* **GIVEN PROBLEM**: Retype the opening lines of the listing below, ending with the line that contains "var height = 386", and leave out any pictures.
★ ★ ★ ★ ★ ★ ★
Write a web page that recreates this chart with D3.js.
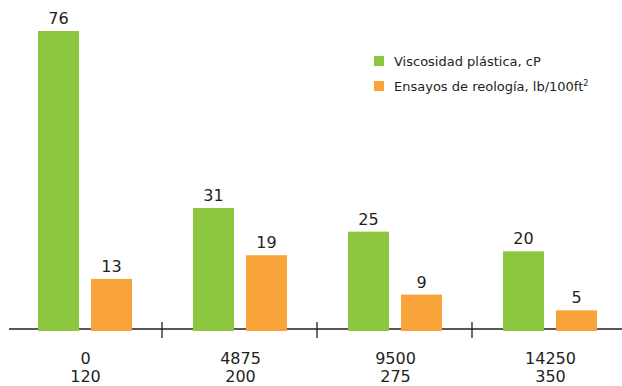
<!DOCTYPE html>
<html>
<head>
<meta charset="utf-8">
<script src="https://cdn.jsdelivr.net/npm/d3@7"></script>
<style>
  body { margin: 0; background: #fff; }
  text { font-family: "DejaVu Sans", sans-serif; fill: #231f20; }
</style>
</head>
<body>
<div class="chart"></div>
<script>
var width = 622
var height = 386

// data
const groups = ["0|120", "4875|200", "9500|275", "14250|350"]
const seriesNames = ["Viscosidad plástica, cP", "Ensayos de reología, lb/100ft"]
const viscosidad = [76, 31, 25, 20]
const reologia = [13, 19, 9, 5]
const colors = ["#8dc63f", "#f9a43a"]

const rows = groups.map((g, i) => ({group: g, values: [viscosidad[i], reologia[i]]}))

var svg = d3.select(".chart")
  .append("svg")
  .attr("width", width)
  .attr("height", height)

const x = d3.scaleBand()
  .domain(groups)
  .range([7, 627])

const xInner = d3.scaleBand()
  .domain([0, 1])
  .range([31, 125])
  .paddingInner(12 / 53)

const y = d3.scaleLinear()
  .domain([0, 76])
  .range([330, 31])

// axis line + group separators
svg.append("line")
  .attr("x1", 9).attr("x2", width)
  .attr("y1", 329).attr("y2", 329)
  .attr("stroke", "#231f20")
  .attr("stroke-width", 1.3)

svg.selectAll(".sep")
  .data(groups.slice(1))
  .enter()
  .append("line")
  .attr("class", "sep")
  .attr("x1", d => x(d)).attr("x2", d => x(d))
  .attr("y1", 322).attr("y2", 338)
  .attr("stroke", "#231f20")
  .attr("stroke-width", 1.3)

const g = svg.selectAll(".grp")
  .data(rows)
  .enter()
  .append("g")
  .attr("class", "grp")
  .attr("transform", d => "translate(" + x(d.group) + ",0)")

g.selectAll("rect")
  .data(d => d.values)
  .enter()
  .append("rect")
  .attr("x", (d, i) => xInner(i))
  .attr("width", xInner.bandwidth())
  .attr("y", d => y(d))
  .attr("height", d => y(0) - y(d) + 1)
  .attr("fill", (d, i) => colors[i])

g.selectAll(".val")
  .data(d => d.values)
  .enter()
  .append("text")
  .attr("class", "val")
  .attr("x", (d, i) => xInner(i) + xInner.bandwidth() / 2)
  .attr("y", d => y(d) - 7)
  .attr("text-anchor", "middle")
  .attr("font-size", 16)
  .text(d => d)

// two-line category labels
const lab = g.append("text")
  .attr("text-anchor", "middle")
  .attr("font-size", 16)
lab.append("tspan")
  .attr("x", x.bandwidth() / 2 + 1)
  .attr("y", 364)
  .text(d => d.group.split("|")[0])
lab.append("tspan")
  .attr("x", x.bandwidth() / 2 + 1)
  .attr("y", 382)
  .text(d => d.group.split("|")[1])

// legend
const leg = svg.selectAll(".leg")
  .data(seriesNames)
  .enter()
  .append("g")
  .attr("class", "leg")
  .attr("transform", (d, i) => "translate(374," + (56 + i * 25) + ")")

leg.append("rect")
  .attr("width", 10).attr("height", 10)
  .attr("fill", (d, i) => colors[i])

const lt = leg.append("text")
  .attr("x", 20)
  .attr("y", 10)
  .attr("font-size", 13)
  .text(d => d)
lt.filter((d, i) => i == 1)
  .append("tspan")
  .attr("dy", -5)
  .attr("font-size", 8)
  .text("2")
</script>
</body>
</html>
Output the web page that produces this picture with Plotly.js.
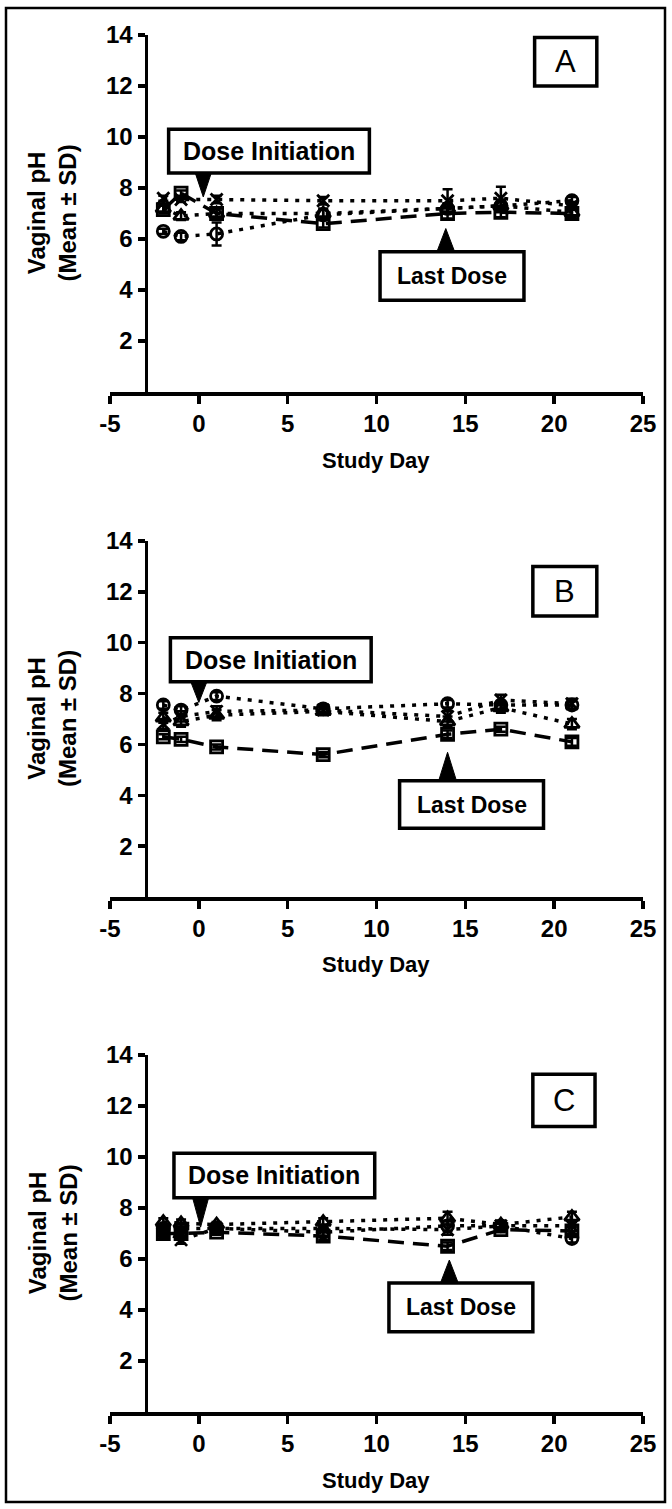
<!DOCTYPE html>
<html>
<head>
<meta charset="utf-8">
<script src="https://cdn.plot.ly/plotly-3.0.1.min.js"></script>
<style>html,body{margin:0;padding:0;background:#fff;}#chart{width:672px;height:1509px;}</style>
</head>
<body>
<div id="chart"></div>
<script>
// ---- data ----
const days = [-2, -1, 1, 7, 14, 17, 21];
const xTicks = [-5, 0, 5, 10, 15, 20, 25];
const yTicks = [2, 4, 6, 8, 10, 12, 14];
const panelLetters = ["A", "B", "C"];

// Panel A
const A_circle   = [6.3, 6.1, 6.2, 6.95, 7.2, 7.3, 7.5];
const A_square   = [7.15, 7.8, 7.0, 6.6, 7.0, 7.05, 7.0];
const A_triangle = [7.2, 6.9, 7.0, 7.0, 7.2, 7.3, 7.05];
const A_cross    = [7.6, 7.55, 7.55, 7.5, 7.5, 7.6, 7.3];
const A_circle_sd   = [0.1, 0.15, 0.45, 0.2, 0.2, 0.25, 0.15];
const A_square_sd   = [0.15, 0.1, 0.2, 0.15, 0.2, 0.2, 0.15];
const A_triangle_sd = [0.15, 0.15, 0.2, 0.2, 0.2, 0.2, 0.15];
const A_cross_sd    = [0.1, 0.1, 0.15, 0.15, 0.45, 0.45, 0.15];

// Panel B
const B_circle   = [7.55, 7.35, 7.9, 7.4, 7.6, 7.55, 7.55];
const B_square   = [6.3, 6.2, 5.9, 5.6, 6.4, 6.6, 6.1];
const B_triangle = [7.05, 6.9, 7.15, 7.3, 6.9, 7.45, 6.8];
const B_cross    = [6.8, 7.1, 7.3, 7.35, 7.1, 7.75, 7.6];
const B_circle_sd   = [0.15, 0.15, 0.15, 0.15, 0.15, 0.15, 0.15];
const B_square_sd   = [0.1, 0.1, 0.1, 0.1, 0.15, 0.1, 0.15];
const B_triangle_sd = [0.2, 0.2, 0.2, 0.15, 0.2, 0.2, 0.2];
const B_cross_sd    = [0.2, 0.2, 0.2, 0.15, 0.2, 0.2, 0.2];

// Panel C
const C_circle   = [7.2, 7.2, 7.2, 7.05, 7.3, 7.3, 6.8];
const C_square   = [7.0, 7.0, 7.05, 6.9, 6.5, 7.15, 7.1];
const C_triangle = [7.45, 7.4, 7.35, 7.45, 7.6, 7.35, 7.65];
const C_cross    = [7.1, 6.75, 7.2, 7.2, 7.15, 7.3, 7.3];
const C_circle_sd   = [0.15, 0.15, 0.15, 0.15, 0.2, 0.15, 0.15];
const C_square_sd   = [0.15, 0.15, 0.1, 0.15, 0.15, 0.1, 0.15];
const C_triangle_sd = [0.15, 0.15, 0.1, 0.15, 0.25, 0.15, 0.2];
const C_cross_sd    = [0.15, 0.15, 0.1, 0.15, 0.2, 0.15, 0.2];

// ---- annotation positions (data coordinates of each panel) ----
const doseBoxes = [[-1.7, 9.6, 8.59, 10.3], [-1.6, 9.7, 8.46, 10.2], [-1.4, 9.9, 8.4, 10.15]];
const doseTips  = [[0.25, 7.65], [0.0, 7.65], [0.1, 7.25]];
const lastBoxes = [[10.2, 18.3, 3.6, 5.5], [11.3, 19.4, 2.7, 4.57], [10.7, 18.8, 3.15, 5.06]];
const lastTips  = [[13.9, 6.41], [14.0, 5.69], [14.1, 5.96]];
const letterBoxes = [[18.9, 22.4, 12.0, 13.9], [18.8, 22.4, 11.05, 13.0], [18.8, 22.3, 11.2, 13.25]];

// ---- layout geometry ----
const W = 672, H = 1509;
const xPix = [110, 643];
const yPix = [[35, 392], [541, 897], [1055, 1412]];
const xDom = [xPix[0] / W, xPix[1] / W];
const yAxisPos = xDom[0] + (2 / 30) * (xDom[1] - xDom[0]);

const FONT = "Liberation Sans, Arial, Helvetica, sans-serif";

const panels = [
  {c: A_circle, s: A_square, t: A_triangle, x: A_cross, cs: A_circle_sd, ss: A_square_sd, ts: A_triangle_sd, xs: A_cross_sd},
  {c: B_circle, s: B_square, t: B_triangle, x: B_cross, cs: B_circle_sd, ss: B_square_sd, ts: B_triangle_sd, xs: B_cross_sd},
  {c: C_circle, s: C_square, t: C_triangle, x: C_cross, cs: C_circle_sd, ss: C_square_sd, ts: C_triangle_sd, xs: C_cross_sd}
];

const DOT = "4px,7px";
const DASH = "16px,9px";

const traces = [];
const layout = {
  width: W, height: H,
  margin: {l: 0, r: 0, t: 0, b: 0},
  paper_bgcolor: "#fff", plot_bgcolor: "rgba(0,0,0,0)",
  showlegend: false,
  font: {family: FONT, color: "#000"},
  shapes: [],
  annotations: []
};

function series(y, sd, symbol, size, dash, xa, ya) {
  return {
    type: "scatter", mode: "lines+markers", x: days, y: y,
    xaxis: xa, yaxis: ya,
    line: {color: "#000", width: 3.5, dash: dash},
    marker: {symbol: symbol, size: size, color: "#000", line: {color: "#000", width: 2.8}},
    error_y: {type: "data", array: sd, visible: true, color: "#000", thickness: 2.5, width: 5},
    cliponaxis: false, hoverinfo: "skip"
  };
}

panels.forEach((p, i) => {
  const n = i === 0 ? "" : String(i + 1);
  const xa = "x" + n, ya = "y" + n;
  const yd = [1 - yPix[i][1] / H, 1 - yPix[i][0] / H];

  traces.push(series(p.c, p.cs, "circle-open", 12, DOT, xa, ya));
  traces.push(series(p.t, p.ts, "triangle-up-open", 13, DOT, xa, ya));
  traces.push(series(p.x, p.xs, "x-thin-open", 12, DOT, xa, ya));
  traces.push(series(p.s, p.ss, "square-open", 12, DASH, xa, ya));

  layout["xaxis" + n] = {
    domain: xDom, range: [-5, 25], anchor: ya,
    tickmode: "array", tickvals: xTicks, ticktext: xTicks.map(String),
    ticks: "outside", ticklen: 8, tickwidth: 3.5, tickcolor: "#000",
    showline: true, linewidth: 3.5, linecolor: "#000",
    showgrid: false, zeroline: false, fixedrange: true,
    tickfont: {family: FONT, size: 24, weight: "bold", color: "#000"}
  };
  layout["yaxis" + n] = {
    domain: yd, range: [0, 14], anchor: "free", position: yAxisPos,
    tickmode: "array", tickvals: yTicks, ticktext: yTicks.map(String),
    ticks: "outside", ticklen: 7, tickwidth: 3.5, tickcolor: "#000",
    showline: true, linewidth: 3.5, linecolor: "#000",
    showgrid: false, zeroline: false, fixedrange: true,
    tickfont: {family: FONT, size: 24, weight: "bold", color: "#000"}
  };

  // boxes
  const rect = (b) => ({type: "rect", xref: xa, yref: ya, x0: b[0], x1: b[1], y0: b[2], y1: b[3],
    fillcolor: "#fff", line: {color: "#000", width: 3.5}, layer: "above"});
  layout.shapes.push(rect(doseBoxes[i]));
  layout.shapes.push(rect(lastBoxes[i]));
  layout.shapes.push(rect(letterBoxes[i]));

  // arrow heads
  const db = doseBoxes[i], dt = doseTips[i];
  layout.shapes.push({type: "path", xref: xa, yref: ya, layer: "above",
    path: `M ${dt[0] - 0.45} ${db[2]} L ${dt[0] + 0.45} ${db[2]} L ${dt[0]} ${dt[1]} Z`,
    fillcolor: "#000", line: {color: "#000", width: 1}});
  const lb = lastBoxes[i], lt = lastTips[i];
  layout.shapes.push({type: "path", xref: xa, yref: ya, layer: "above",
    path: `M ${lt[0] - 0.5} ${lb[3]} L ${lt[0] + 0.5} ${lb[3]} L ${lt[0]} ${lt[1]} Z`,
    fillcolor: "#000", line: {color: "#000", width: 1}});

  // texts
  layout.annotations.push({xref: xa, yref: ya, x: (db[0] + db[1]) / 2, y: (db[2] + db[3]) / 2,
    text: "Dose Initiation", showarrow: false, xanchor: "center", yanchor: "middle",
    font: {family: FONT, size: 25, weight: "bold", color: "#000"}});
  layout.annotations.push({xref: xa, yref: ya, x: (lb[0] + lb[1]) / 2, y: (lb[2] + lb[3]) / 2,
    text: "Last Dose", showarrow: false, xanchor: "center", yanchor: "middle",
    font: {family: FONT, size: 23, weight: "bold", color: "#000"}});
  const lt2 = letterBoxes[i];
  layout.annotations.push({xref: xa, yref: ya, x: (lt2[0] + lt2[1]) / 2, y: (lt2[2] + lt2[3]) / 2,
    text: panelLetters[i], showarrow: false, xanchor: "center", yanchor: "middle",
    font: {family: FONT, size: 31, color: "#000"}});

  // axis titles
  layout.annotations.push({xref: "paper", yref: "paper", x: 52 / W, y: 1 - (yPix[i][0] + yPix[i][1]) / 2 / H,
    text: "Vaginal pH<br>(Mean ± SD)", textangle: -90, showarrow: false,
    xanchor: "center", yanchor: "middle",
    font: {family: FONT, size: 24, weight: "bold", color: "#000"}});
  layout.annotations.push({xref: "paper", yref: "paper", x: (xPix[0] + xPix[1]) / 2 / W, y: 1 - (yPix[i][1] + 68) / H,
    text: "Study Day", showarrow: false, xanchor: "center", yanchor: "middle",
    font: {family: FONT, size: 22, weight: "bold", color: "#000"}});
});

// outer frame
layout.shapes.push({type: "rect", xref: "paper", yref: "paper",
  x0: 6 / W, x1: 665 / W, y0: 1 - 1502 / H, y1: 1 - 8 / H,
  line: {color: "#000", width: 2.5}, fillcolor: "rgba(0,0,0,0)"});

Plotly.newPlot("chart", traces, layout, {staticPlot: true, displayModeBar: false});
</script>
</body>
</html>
★ ★ ★ ★ ★ ★ ★
* **RESPONSE BELOW**:
Write a web page that recreates this chart with D3.js.
<!DOCTYPE html>
<html>
<head>
<meta charset="utf-8">
<script src="https://cdn.jsdelivr.net/npm/d3@7"></script>
<style>
  body { margin: 0; background: #fff; }
  text { font-family: "DejaVu Sans", sans-serif; fill: #231f20; }
</style>
</head>
<body>
<div class="chart"></div>
<script>
var width = 622
var height = 386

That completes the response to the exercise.